A particularly sensitive aspect of the litigation concerns the interests of Sanjay Kapoor’s children from his earlier marriage to Karishma Kapoor. The children, Samaira and Kiaan, have reportedly challenged the authenticity of a will said to substantially benefit Priya Kapoor. The Delhi High Court recently granted interim protection by restraining dissipation of certain assets and freezing portions of the estate pending adjudication. The Court observed that the “legitimate suspicions” surrounding the will would need to be addressed during trial before its genuineness could be conclusively accepted.

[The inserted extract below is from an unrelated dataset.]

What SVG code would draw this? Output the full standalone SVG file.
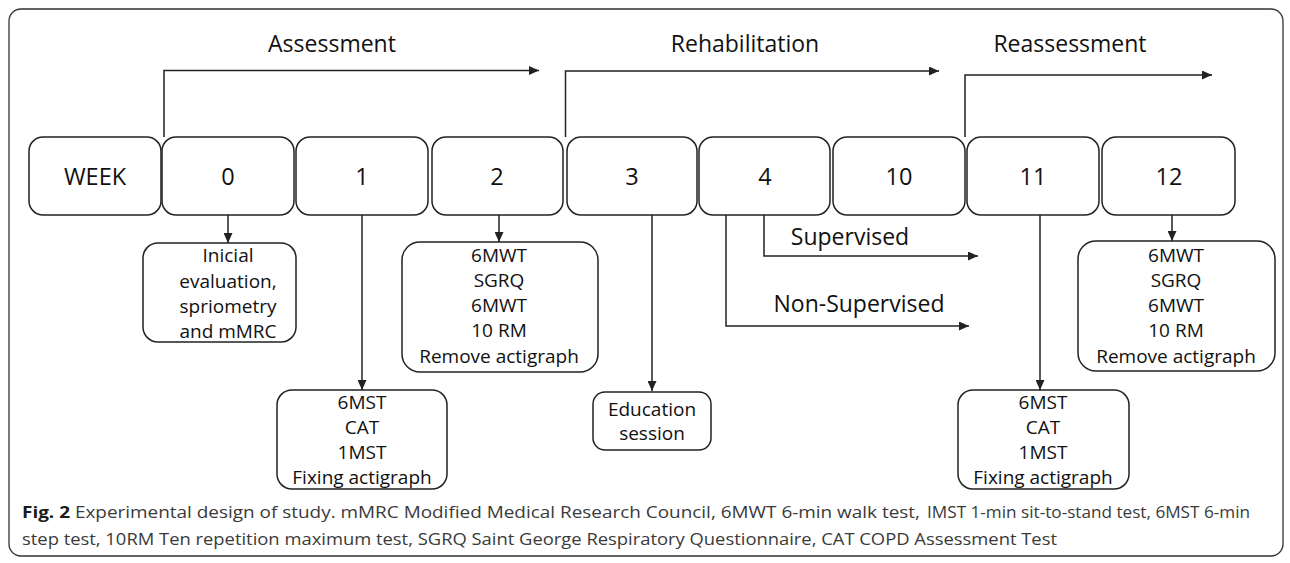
<svg xmlns="http://www.w3.org/2000/svg" width="1290" height="563" viewBox="0 0 1290 563">
<style>
.bx{fill:#fff;stroke:#222;stroke-width:1.5}
.t{font-family:"Open Sans","Liberation Sans",sans-serif;fill:#111;text-anchor:middle}
.wk{font-size:23.5px}
.sm{font-size:19px}
.ph{font-size:23px}
.ln{fill:none;stroke:#222;stroke-width:1.5}
.cap{font-family:"Open Sans","Liberation Sans",sans-serif;font-size:16.5px;fill:#3a3a3a}
</style>
<defs>
<marker id="ah" viewBox="0 0 10 10" refX="10" refY="5" markerWidth="10" markerHeight="9" markerUnits="userSpaceOnUse" orient="auto" preserveAspectRatio="none">
<path d="M0,0 L10,5 L0,10 z" fill="#222"/>
</marker>
</defs>
<rect x="9" y="9" width="1274" height="547" rx="12" fill="#fff" stroke="#333" stroke-width="1.3"/>
<g id="phases">
<text class="t ph" x="332" y="52">Assessment</text>
<text class="t ph" x="745" y="52">Rehabilitation</text>
<text class="t ph" x="1070" y="52">Reassessment</text>
</g>
<g id="connectors">
<path class="ln" d="M164,137 V70.5 H539" marker-end="url(#ah)"/>
<path class="ln" d="M565.5,137 V71 H939" marker-end="url(#ah)"/>
<path class="ln" d="M965,137 V75 H1212" marker-end="url(#ah)"/>
<path class="ln" d="M228,215 V243" marker-end="url(#ah)"/>
<path class="ln" d="M362,215 V390" marker-end="url(#ah)"/>
<path class="ln" d="M499,215 V242" marker-end="url(#ah)"/>
<path class="ln" d="M652,215 V391" marker-end="url(#ah)"/>
<path class="ln" d="M764,215 V256 H978" marker-end="url(#ah)"/>
<path class="ln" d="M726,215 V326 H969" marker-end="url(#ah)"/>
<path class="ln" d="M1040,215 V390" marker-end="url(#ah)"/>
<path class="ln" d="M1172,214 V241" marker-end="url(#ah)"/>
</g>
<g id="labels">
<text class="t ph" x="850" y="245">Supervised</text>
<text class="t ph" x="859" y="312">Non-Supervised</text>
</g>
<g id="week"><rect class="bx" x="29" y="137" width="132" height="78" rx="14"/><text class="t wk" x="95" y="185">WEEK</text></g>
<g id="w0"><rect class="bx" x="162" y="137" width="132" height="78" rx="14"/><text class="t wk" x="228" y="185">0</text></g>
<g id="w1"><rect class="bx" x="296" y="137" width="132" height="78" rx="14"/><text class="t wk" x="362" y="185">1</text></g>
<g id="w2"><rect class="bx" x="432" y="137" width="131" height="78" rx="14"/><text class="t wk" x="497" y="185">2</text></g>
<g id="w3"><rect class="bx" x="567" y="137" width="130" height="78" rx="14"/><text class="t wk" x="632" y="185">3</text></g>
<g id="w4"><rect class="bx" x="699" y="137" width="131" height="78" rx="14"/><text class="t wk" x="765" y="185">4</text></g>
<g id="w10"><rect class="bx" x="833" y="137" width="132" height="78" rx="14"/><text class="t wk" x="899" y="185">10</text></g>
<g id="w11"><rect class="bx" x="967" y="137" width="132" height="78" rx="14"/><text class="t wk" x="1033" y="185">11</text></g>
<g id="w12"><rect class="bx" x="1102" y="137" width="133" height="78" rx="14"/><text class="t wk" x="1169" y="185">12</text></g>
<g id="initial"><rect class="bx" x="143" y="243" width="153" height="99" rx="15"/>
<text class="t sm" x="228" y="262">Inicial</text><text class="t sm" x="228" y="288">evaluation,</text><text class="t sm" x="228" y="313">spriometry</text><text class="t sm" x="228" y="338">and mMRC</text></g>
<g id="tests1"><rect class="bx" x="277" y="390" width="170" height="99" rx="15"/>
<text class="t sm" x="362" y="409">6MST</text><text class="t sm" x="362" y="434">CAT</text><text class="t sm" x="362" y="459">1MST</text><text class="t sm" x="362" y="484">Fixing actigraph</text></g>
<g id="tests2"><rect class="bx" x="402" y="242" width="196" height="130" rx="18"/>
<text class="t sm" x="499" y="262">6MWT</text><text class="t sm" x="499" y="287">SGRQ</text><text class="t sm" x="499" y="312">6MWT</text><text class="t sm" x="499" y="337">10 RM</text><text class="t sm" x="499" y="363">Remove actigraph</text></g>
<g id="education"><rect class="bx" x="593" y="392" width="118" height="58" rx="12"/>
<text class="t sm" x="652" y="416">Education</text><text class="t sm" x="652" y="440">session</text></g>
<g id="tests11"><rect class="bx" x="958" y="390" width="171" height="99" rx="15"/>
<text class="t sm" x="1043" y="409">6MST</text><text class="t sm" x="1043" y="434">CAT</text><text class="t sm" x="1043" y="459">1MST</text><text class="t sm" x="1043" y="484">Fixing actigraph</text></g>
<g id="tests12"><rect class="bx" x="1078" y="241" width="197" height="130" rx="18"/>
<text class="t sm" x="1176" y="262">6MWT</text><text class="t sm" x="1176" y="287">SGRQ</text><text class="t sm" x="1176" y="312">6MWT</text><text class="t sm" x="1176" y="337">10 RM</text><text class="t sm" x="1176" y="363">Remove actigraph</text></g>
<g id="caption">
<text class="cap" x="22" y="518" textLength="898" lengthAdjust="spacingAndGlyphs"><tspan font-weight="bold" fill="#1a1a1a">Fig. 2</tspan> Experimental design of study. mMRC Modified Medical Research Council, 6MWT 6-min walk test,</text>
<text class="cap" x="927" y="518" textLength="323" lengthAdjust="spacingAndGlyphs">IMST 1-min sit-to-stand test, 6MST 6-min</text>
<text class="cap" x="22" y="545" textLength="1035" lengthAdjust="spacingAndGlyphs">step test, 10RM Ten repetition maximum test, SGRQ Saint George Respiratory Questionnaire, CAT COPD Assessment Test</text>
</g>
</svg>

The Supreme Court’s recourse to mediation in such a high-stakes matter is legally significant. Indian courts have increasingly recognized that family business disputes differ fundamentally from conventional commercial litigation. Unlike purely adversarial corporate conflicts, inheritance and trust disputes often involve overlapping emotional, relational, and reputational dimensions that prolonged litigation may irreparably damage. By appointing former CJI Chandrachud as mediator, the Court appears to have deliberately chosen a figure associated with constitutional sensitivity, institutional credibility, and consensus-building.
The case also reflects the growing constitutionalization of mediation in Indian legal practice. Following the enactment of the Mediation Act, 2023 and repeated judicial endorsements of alternative dispute resolution, the Supreme Court has increasingly treated mediation not merely as a procedural formality but as a substantive mechanism for preserving social and familial harmony. In the present dispute, the Court reportedly observed that “family disputes should not become a source of entertainment,” implicitly criticizing the public spectacle that high-profile inheritance battles often generate.
From a jurisprudential standpoint, the proceedings raise important questions regarding the governance of family trusts in India. Family-controlled corporate structures often operate through complex layers of trusts, holding companies, and succession arrangements, many of which lack transparency and become vulnerable to disputes after the death of patriarchal figures. The Kapoor dispute highlights the fragility of informal succession planning and the increasing tendency of Indian business families to litigate control through trust law and testamentary challenges.
Another critical dimension of the case concerns the evidentiary standards governing suspicious wills. Indian succession law places a heightened burden on beneficiaries where “suspicious circumstances” surround the execution of a will. Courts have consistently held that where a principal beneficiary plays an active role in preparing or presenting a will, the propounder must dispel all legitimate doubts regarding authenticity and voluntariness. The Delhi High Court’s interim observations indicate that these principles may become central to the eventual adjudication.
The litigation also reveals the increasingly blurred boundaries between celebrity culture, corporate wealth, and constitutional litigation. The public visibility of Karishma Kapoor and the enormous valuation of the estate have transformed what might otherwise have remained a private succession dispute into a matter of intense national attention. Yet, the Supreme Court’s intervention suggests a conscious judicial attempt to pull the dispute away from spectacle and back into structured legal resolution.
Critically, the appointment of a mediator does not resolve the substantive legal questions presently before the courts. Issues relating to the validity of the family trust, the authenticity of testamentary documents, rights of legal heirs, and corporate control remain legally contested. However, mediation offers the parties an opportunity to arrive at a negotiated settlement capable of preserving both commercial continuity and familial relationships an outcome conventional litigation rarely achieves.
In conclusion, the Supreme Court’s decision to refer the Kapoor family estate dispute to mediation marks an important moment in the evolution of India’s settlement jurisprudence. By entrusting the process to former CJI D.Y. Chandrachud, the Court has signaled that disputes involving inheritance, trust governance, and family-controlled corporate empires require sensitivity beyond adversarial adjudication. The proceedings now stand at the intersection of succession law, corporate governance, and judicial mediation, with the eventual outcome likely to influence how Indian courts approach complex dynastic and trust-related conflicts in the future.